L’image du corps fait partie prenante actuellement de la médiaculture et des valeurs créées par des icônes. F. Corneli la pense comme projections, images vacillantes entre visible et invisible, présence et absence. Planes de profondeur, l’artiste laisse les ombres, sur le seuil. A la porte. Ce qui se voit, ne se voit pas. Les mécanismes expérimentaux de projection visibles ne correspondent jamais aux ombres proposées. Les ombres ne rendent pas présent l’absent en tant que tel. L’image devient absolument acte. Elle s’altère en magie.

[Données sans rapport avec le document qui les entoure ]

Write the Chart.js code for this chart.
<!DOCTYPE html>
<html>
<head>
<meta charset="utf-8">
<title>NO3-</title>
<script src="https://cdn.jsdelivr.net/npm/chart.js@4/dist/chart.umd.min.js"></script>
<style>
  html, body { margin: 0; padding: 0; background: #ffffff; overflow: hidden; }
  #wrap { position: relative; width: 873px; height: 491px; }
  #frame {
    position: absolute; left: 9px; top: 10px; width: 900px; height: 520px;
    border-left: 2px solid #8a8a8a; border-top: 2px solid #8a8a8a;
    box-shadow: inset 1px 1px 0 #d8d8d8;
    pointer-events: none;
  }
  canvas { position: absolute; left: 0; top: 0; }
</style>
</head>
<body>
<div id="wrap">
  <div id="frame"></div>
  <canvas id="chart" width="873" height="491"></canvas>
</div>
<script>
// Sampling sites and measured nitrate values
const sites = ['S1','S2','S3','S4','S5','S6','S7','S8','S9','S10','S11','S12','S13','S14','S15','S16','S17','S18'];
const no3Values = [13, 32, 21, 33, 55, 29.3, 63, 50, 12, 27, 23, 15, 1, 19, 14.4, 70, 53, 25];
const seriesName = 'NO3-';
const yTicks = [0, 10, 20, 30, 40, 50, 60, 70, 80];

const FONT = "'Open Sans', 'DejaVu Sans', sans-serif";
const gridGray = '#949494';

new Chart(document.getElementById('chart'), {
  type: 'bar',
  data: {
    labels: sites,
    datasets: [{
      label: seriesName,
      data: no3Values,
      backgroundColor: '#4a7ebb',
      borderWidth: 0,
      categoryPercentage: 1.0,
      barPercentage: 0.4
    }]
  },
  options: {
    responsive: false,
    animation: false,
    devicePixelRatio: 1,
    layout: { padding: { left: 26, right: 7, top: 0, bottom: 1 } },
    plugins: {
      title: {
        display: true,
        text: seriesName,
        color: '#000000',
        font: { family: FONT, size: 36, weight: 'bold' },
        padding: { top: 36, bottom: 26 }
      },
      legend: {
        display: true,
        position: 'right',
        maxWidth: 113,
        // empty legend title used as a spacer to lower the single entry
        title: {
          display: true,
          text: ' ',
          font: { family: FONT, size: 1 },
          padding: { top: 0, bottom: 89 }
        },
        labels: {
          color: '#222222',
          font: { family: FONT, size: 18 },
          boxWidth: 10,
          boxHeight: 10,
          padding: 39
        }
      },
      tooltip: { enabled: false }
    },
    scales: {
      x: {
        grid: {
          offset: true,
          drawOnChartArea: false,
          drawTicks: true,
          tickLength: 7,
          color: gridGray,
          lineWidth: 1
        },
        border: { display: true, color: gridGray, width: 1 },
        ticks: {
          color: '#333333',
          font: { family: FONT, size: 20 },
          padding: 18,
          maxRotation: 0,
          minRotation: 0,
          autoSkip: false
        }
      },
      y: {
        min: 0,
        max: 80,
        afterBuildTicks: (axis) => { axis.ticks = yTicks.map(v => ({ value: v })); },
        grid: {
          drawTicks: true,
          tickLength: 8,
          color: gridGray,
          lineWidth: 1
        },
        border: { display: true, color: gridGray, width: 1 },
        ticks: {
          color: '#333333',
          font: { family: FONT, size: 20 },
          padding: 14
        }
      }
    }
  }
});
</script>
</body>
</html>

La seule manière de faire exister l’absent ne peut venir que de manière détournée : véritable séance de passe-passe dans l’œuvre de F. Corneli.
Fin de la fantaisie : Fabrizio Corneli ne dresse ni les ours, ni les lions, ni les éléphants, ni les otaries, ni les puces : il est montreur d’ombres
Diane Watteau
[1] A. Robison, Le montreur d’ombres (Shätten), 1923, 1h34mn, film, N&B.
[2] Melancolia, 2011, alluminio lucidato e saldato, alogena, ombre e riflessi. Alt.cm.100, dim. proiezione variabili.
[3] H. C. Andersen, « L’ombre » in Contes d’Andersen, trad.. D. Soldi, Paris, Librairie Hachette et Cie, 1876
[4] J. Tanizaki, Éloge de l’ombre, éd. Publications orientalistes de France, Paris, 1977
[5] P. Quignard, Les Ombres errantes, Paris, Grasset, 2002.
[6] F. W. Murnau, Nosferatu le vampire, film, N&B, muet, 94mn, 1922
[7] JUST NOW FOR EVER, 2007, alluminio, lampada a ioduri metallici, ombre, dim.cm.250×450, installazione permanente, Colonia
[8] AMA, 2011, ottone specchiante dorato, lampada HIT, riflessi, ombre, Dim.cm.90×260. Archäologisches Museum Frankfurt, Frankfurt am Main.